Jan 2, 2007 11:18 GMT  ·  By

The dramatic ice shelf breakages observed in the last years in Antarctica and Greenland keep on extending further and further on the North Pole area.

A giant ice shelf has broken out free from an island south of the North Pole, in the Canadian Arctic.

Satellite images alerted that the Ayles Ice Shelf, about the size of Manhattan, freed itself 16 months ago from the coast of Ellesmere Island, about 500 miles (800 km) south of the North Pole.

The shelf formed a new ice island, leaving a trail of icy floating boulders.

"This is a dramatic and disturbing event. It shows that we are losing remarkable features of the Canadian North that have been in place for many thousands of years," said Warwick Vincent of Laval University.

"We are crossing climate thresholds, and these may signal the onset of accelerated change ahead."

The ice shelf was one of the six major ice shelves in Canada's Arctic, formed by 3,000 years old ice.

Ice shelves float on the sea but are binded to land.

This is the largest event of this type in Canada in nearly 30 years.

"It is consistent with climate change," said Vincent.

"We aren't able to connect all of the dots ... but unusually warm temperatures definitely played a major role."

Laurie Weir, who monitors ice conditions for the Canadian Ice Service, noticed in 2005 that the shelf had split and separated in satellite images.

Satellite images and seismic data (the event registered on earthquake monitors 155 miles (250 km) away) allowed Luke Copland, head of the new global ice lab at the University of Ottawa, to estimate that the ice shelf collapsed in the early afternoon of Aug. 13, 2005.

The speed with which climate change has affected the ice shelves has taken by surprise the scientists.

"Even 10 years ago scientists assumed that when global warming changes occur that it would happen gradually so that perhaps we expected these ice shelves just to melt away quite slowly," he said.

"Instead, satellite images showed the 9-mile (14 km) long crack, then the ice floating about a half mile from the coast within about an hour," Copland said.

"You could stand at one edge and not see the other side, and for something that large to move that quickly is quite amazing," he said.

The event was perhaps due to a combination of low accumulations of sea ice around the mass' edges as high winds blew it away and unusual warm temperatures.

"The region was 5.4 degrees F above average in the summer of 2005," he said.

"Ice shelves in Canada's far north have decreased in size by as much as 90 % since 1906, and global warming likely played a role in the Ayles break," Copland said.

"It's hard to tie one event to climate change, but when you look at the longer-term trend, the bigger picture, we've lost a lot of ice shelves on northern Ellesmere in the past century and this is that continuing," he said.

"And this is the biggest one in the last 25 years."

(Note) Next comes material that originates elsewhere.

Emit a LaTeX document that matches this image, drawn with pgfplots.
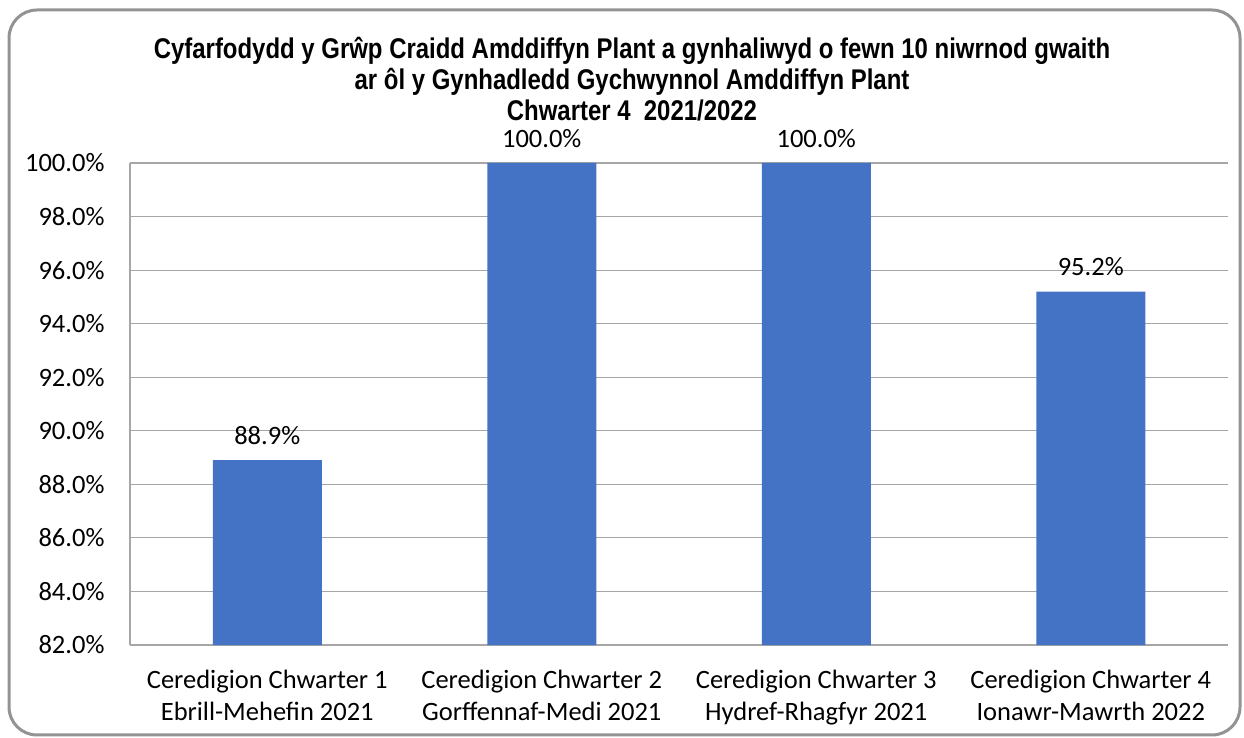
\documentclass[border=0pt]{standalone}
\usepackage{pgfplots}
\pgfplotsset{compat=1.18}
\usepackage{fontspec}
\setmainfont{Carlito}
\newfontfamily\titlefont[FakeStretch=0.84]{Liberation Sans}
\definecolor{barblue}{HTML}{4472C4}
\definecolor{gridgray}{HTML}{A6A6A6}
\begin{document}
\begin{tikzpicture}
\useasboundingbox (0,0) rectangle (1244bp,738bp);
\draw[gray!85, line width=3bp, rounded corners=28bp] (9bp,3bp) rectangle (1240bp,728bp);
\node[align=center, font=\titlefont\bfseries\fontsize{28.5bp}{31bp}\selectfont] at (632bp,659bp)
  {Cyfarfodydd y Grŵp Craidd Amddiffyn Plant a gynhaliwyd o fewn 10 niwrnod gwaith\\
   ar ôl y Gynhadledd Gychwynnol Amddiffyn Plant\\
   Chwarter 4\ \ 2021/2022};
\begin{axis}[
    at={(130bp,93bp)}, anchor=south west,
    scale only axis,
    width=1098bp, height=482bp,
    ybar, bar width=109bp,
    xmin=0.5, xmax=4.5,
    ymin=82, ymax=100,
    ytick={82,84,...,100},
    yticklabels={82.0\%,84.0\%,86.0\%,88.0\%,90.0\%,92.0\%,94.0\%,96.0\%,98.0\%,100.0\%},
    xtick={1,2,3,4},
    xticklabels={{Ceredigion Chwarter 1\\Ebrill-Mehefin 2021},
                 {Ceredigion Chwarter 2\\Gorffennaf-Medi 2021},
                 {Ceredigion Chwarter 3\\Hydref-Rhagfyr 2021},
                 {Ceredigion Chwarter 4\\Ionawr-Mawrth 2022}},
    major tick length=0pt,
    tick label style={font=\fontsize{26.5bp}{32bp}\selectfont},
    xticklabel style={align=center, yshift=-22bp},
    yticklabel style={xshift=-22bp},
    axis x line*=bottom, axis y line*=left,
    axis line style={-, draw=gridgray, line width=1.5bp},
    ymajorgrids, grid style={draw=gridgray, line width=1.2bp},
    clip=false,
    nodes near coords,
    point meta=explicit symbolic,
    every node near coord/.append style={font=\fontsize{26.5bp}{30bp}\selectfont, yshift=12bp},
]
\addplot[fill=barblue, draw=none] coordinates {
    (1,88.9) [88.9\%]
    (2,100.0) [100.0\%]
    (3,100.0) [100.0\%]
    (4,95.2) [95.2\%]
};
\end{axis}
\end{tikzpicture}
\end{document}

"The ice shelves get weaker and weaker as temperatures rise." said Derek Mueller, a polar researcher.

In 2002, he noticed that another ice shelf on Ellesmere Island had cracked in half.

"We're losing our ice shelves and this is a feature of the landscape that is in danger of disappearing altogether from Canada," Mueller said.

In a few days after breaking off, the Ayles Ice Shelf drifted about 30 miles (50 km) offshore before freezing into the sea ice.

Spring thawing will free the new ice island from its grip, making it extremely dangerous for ships.

"Over the next few years this ice island could drift into populated shipping routes," Weir said.